During his weekly press conference Tuesday, Gov. Phil Scott signaled support for the use of vaccine passports to visit service establishments such as restaurants and bars.
“In the coming weeks my team will meet with trade associations, employers, and other organizations who talk through the benefits of requiring vaccination or testing for employees where we continue to see transmission,” he said.
Of restaurants, he noted that some businesses are privately requiring vaccines for entry, which he implied he supports, calling it “a good idea.”
“It’s a step in the right direction. We’d like to see more businesses take that approach as well. We’re working on that,” Scott said.
He also said a return back to the broad coronavirus mandates of 2020 is unlikely.
“You’ve heard me talk at length over the last several weeks about why I don’t think we should reinstate mandates and continue to live under a perpetual state of emergency more than 20 months into this. … Let us not forget that many restrictions — like mandatory distancing, gathering and visitation limits — had a negative impact on physical and mental health.”
To Vermonters who don’t plan to get shots and boosters for COVID, Scott said, “Let me be clear: you will be infected sooner or later, it’s just a matter of time. And if you are unvaccinated and you get it, your fate is clear.”
Current data from the Vermont Health Department does not show any age bracket facing statistically significant threats from COVID-19. Records show Vermont has had 436 virus-related deaths statewide over the past two years, and no age group is experiencing a high number of deaths from the virus. For residents age 19 and under, there are no recorded Vermont deaths. In the 20-29 age bracket, there are 5.4 COVID-associated deaths recorded per 10,000 people. That number is 9.1 for ages 30 to 39, then 13.4 for ages 40 to 49, and 22.7 for 50 to 59.
Despite the low health risk to any particular individual, Scott says Vermonters should consider the use of vaccine passports to enter certain establishments in society.
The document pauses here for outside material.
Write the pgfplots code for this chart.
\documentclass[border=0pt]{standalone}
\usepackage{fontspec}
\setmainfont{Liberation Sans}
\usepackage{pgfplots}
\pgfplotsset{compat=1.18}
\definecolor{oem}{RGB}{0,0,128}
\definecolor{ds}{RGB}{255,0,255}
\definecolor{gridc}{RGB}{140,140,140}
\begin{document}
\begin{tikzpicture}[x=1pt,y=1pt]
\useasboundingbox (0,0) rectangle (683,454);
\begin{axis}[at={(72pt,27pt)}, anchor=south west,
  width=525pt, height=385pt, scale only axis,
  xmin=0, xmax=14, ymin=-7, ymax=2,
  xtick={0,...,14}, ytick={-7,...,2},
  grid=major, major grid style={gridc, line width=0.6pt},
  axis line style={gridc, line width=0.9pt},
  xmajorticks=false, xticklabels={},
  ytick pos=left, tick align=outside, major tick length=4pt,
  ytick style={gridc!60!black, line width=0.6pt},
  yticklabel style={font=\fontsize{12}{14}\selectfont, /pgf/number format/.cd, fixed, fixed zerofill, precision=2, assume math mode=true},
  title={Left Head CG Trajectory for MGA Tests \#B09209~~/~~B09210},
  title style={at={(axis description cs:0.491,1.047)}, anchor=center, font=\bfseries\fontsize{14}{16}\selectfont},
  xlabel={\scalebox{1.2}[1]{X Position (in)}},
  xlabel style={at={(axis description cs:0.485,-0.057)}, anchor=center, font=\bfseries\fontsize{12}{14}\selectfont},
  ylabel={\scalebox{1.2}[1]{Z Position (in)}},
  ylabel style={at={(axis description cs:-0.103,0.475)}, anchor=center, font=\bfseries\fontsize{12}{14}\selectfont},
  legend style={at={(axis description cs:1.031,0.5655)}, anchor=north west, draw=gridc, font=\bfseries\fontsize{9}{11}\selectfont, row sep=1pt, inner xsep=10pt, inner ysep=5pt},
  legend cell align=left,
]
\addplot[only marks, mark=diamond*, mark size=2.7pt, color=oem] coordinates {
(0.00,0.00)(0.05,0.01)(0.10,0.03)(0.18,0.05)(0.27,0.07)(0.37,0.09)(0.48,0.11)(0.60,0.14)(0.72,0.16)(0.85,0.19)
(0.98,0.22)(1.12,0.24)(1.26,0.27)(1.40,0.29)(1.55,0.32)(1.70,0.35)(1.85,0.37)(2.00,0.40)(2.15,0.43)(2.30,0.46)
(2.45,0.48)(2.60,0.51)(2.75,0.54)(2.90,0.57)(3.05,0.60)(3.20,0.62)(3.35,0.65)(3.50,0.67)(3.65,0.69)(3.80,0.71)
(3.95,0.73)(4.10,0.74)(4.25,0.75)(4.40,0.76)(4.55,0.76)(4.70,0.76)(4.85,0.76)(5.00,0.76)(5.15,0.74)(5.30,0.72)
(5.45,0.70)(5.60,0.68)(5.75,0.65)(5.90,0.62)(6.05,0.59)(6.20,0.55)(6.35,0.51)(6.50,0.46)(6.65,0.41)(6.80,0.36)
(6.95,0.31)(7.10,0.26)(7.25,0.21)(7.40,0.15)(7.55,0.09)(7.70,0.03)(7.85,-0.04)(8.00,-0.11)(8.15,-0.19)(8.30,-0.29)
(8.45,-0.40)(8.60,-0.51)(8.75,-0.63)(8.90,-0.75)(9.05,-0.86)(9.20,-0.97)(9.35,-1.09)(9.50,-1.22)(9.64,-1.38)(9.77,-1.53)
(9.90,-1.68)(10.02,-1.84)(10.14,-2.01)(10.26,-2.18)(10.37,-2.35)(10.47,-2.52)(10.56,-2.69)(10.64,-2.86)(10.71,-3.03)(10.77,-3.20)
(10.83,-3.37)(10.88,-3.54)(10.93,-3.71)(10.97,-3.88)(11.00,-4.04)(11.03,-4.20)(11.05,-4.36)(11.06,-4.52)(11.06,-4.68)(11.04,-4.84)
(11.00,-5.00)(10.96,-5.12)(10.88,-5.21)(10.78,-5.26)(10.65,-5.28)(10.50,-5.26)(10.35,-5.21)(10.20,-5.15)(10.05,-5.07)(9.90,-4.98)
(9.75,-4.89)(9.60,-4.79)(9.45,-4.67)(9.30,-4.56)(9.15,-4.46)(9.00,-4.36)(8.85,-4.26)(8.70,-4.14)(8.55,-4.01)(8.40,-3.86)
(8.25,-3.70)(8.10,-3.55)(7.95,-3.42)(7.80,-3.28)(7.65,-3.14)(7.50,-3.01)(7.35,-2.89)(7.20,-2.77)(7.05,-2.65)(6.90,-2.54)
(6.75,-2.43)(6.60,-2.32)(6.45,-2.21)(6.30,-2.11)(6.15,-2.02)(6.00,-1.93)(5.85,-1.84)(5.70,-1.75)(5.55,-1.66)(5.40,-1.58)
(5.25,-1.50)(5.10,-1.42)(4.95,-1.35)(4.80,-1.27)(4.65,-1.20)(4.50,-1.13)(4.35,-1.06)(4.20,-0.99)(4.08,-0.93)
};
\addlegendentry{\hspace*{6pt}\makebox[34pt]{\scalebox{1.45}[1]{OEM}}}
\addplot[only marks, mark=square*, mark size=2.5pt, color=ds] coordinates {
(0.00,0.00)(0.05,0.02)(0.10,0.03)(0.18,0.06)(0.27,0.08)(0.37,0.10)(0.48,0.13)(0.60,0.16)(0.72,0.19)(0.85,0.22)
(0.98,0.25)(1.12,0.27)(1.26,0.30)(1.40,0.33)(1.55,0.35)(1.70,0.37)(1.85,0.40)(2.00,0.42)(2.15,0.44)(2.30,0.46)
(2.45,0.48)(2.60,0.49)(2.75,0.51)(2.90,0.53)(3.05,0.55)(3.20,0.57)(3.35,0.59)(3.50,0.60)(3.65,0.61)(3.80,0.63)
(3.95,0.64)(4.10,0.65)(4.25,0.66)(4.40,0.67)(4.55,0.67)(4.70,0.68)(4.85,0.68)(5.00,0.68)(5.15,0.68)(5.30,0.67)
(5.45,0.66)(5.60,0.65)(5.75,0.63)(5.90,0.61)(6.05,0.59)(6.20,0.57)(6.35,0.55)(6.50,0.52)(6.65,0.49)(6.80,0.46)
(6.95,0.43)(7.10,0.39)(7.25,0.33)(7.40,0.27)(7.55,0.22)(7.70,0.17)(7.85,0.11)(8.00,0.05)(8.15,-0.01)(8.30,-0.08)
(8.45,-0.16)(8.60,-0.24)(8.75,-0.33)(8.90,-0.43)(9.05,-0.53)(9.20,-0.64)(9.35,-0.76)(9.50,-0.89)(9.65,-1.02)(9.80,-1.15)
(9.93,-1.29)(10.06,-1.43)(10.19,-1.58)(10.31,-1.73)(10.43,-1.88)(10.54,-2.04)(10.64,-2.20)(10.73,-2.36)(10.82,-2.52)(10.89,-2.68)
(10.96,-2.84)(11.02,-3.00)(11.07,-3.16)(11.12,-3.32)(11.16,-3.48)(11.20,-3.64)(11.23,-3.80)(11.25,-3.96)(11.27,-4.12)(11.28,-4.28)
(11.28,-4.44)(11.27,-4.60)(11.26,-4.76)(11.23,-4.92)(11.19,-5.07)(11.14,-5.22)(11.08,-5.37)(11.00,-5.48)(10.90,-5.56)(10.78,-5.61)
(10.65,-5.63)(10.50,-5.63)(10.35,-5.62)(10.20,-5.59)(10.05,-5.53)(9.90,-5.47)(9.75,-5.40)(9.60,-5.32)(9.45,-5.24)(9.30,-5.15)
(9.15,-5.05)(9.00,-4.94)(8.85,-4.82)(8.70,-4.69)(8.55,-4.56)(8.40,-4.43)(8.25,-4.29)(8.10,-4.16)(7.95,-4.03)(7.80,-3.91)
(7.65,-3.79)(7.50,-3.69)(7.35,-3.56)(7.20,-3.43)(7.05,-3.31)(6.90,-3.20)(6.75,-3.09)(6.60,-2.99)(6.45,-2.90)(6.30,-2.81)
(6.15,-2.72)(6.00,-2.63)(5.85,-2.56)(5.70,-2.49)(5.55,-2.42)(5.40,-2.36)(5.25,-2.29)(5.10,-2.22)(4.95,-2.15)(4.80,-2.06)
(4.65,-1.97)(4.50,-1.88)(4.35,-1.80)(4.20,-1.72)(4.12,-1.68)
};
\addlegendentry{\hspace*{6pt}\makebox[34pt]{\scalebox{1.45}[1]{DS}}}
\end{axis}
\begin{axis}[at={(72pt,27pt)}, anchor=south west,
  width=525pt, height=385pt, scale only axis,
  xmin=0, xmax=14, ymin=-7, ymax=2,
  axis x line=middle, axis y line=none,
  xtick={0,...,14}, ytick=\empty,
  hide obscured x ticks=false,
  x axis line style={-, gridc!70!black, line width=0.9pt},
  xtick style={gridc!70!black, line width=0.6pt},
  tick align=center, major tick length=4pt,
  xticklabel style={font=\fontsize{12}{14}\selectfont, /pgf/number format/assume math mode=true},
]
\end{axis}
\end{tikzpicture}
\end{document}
“The science tells us that the virus spread is much more likely to occur in settings where you are with someone for over 15 minutes, as opposed to brief interactions in places like convenience stores,” he said. “In addition, restaurants, bars and clubs are places where these types of longer interactions occur and masking is obviously much less practical.”
At the start, Scott reflected on how long the subject of COVID-19 has dominated his administration.
“Most of us are tired of talking about COVID-19,” he said. “Many of us thought that once people were vaccinated, most of the problems would go away. But unfortunately, I think I’m clear that this isn’t going away any time soon, or for quite some time.
“The good news is, because of our highest-in-the-nation vaccination rate, as the country has endured Delta, we’ve maintained one of the lowest hospitalization rates in the nation and death rates in the nation while leading in testing.”
The governor also expressed openness to having unvaccinated Vermonters pay more for their health insurance.
As of Dec. 10, it was determined via the World Health Organization that there have been no deaths from the Omicron variant. However, on Monday the United Kingdom reported one death.
A major South African study concludes the Omicron variant causes less severe illness than prior strains, the Washington Post reported Tuesday.